Modèle et leader de Huesca en Liga 

De retour chez lui, tout ne va pas pourtant bien se passer pour Avila. Lors du premier match, il débute même sur le banc. Il voit les siens s’adjuger une victoire de prestige face à Eibar pour ouvrir la saison. Le Huesca de Leo Franco est plus joueur que celui de Rubi mais aussi moins souverain. Pour la 2e journée, Avila est encore sur le banc. Il rentre pour le dernier quart d’heure et son équipe est menée 2-1. Lors de ce petit laps de temps, l’Argentin va pourtant montrer qu’il est encore le leader offensif de Huesca. A la 87e minute, il reçoit un ballon de Melero. Il semble loin et pas dans la meilleure des positions. Pourtant Avila va encore une fois faire parler sa magie pour marquer un but sensationnel. Huesca ramène un bon nul de San Mames et Avila confirme qu’il est plus qu’un joueur, il est l’âme de Huesca.

Crédits : Diario AS

Pourtant après ce but tout va s’écrouler à Huesca. Alors qu’Avila vit son rêve et joue face à Messi, le club prend un cinglant 8-2. Les Aragonais tombent dans une spirale infernale et Leo Franco est démis de ses fonctions. Avila joue mais est moins décisif. Cependant le groupe travail bien et reprend espoir sous l’impulsion de Francisco. L’ancien d’Almeria s’est tout de suite appuyé sur Avila. L’offensif est revenu plusieurs fois sur son état d’esprit et la manière dont il aborde son quotidien de footballeur.  « Je chérie la vie. Chaque match que je joue, je le joue pour être heureux en souvenir de mon passé. A chaque match je profite  beaucoup parce que je ne sais pas si demain je pourrai le faire à nouveau. » Model d’application et d’état d’esprit, Avila sera encore le joueur déterminant dans la réussite de Huesca.

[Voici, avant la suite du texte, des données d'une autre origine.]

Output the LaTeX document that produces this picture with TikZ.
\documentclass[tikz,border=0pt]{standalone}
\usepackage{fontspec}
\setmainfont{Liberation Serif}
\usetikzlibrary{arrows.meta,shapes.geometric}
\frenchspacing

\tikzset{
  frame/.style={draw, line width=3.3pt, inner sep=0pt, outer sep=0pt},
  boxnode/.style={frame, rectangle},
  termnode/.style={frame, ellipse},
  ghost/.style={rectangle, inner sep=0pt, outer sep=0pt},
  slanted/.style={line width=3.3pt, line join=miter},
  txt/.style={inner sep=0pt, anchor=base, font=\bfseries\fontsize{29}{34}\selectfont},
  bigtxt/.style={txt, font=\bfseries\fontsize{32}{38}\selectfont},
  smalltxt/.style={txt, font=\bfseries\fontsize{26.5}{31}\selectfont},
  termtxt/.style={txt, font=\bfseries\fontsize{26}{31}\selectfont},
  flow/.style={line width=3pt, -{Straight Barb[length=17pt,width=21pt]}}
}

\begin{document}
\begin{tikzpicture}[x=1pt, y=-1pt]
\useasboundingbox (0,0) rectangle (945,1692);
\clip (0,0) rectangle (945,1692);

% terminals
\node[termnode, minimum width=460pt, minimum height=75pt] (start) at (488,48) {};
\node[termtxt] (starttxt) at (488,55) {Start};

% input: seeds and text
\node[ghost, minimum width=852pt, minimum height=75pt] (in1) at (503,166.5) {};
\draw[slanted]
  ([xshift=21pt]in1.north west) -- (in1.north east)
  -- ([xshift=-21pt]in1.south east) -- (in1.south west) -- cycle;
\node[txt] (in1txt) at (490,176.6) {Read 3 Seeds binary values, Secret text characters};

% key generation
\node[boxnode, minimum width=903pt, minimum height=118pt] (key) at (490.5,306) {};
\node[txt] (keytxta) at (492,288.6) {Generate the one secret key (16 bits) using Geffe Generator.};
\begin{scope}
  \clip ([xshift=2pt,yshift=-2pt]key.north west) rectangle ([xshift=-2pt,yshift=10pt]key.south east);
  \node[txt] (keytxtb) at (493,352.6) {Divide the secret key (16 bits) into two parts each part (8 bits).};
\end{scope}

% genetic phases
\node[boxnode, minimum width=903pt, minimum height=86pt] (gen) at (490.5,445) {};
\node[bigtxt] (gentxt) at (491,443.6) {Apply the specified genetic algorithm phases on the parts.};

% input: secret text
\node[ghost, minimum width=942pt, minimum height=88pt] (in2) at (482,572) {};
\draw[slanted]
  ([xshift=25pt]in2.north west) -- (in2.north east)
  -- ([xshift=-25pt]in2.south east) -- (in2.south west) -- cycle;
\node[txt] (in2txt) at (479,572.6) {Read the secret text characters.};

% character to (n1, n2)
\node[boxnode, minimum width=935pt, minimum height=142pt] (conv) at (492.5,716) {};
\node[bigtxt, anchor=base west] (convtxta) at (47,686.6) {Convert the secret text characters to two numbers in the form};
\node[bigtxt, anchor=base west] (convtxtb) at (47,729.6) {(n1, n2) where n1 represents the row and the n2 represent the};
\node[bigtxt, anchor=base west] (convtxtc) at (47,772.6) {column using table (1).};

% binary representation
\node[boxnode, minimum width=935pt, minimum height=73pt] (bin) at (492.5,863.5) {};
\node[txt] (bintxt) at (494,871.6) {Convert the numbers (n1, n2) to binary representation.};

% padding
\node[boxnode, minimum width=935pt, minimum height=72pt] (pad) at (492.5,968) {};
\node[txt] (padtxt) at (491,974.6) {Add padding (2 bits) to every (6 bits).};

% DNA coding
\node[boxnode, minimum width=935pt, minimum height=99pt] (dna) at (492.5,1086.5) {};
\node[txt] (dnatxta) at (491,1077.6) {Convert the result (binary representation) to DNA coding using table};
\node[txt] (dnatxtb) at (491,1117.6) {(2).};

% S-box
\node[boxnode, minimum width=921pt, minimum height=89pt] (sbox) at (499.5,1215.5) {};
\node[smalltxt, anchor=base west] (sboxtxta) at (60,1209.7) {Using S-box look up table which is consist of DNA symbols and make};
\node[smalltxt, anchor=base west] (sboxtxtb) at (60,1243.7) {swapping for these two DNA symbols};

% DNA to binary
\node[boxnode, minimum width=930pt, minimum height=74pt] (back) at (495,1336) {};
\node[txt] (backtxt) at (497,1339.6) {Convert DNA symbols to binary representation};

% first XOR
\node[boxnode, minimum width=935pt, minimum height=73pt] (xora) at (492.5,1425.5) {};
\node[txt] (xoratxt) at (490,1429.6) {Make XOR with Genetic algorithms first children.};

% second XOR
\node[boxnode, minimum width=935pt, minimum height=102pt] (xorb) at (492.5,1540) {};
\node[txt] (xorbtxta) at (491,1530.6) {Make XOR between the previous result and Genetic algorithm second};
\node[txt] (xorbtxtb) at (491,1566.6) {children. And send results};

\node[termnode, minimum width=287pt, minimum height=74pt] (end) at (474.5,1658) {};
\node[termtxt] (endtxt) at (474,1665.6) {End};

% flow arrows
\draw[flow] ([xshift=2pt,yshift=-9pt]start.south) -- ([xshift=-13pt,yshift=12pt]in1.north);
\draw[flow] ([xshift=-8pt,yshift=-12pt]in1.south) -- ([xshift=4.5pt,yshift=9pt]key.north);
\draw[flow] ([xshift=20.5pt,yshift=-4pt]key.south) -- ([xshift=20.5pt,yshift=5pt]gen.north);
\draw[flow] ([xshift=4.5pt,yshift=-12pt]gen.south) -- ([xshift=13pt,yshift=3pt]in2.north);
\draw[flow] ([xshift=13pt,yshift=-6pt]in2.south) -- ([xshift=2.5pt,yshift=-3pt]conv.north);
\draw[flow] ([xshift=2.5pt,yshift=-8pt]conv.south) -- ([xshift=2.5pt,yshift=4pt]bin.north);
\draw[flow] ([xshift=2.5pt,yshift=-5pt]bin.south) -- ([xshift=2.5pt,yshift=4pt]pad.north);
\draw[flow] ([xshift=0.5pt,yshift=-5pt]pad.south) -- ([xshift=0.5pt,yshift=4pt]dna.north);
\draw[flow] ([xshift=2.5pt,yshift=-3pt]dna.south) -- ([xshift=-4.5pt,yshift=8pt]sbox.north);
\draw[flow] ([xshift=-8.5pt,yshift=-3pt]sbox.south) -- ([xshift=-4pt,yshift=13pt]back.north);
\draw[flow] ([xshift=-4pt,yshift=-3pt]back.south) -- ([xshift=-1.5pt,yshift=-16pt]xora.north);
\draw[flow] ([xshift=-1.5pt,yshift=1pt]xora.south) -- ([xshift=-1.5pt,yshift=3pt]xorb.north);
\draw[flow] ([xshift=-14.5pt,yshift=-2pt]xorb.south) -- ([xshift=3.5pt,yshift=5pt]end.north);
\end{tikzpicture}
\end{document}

Pour la première victoire de l’ère Francisco, il n’est pas titulaire et pas décisif. Cette défaite ne lancera aucune série. Quelques semaines après, Huesca se remet à enchaîner. Après un bon nul face à la Real, les Aragonais s’offrent un festival face à Valladolid mais Avila est encore sur le banc. Francisco lui préfère Cucho qui ne fait pourtant pas l’unanimité chez les suiveurs. Lors du déplacement face à Girona la semaine suivante, l’argentin est titulaire et marque les deux seuls buts du match. Une prestation qui lui offrira une place de titulaire. Alors qu’il a commencé sur le banc face à Seville, c’est lui qui va marquer ce but décisif à la 98e minute. Huesca n’est pas mort et n’est plus qu’à 3 points du premier non relégable. A force d’abnégation et de travail, Huesca peut croire en son salut et Avila n’y est pas pour rien. Comme il l’explique bien : « Si vous ne vous battez pas, vous ne gagnerez jamais rien ». Et niveau bagarre, Avila c’est la Champion’s League.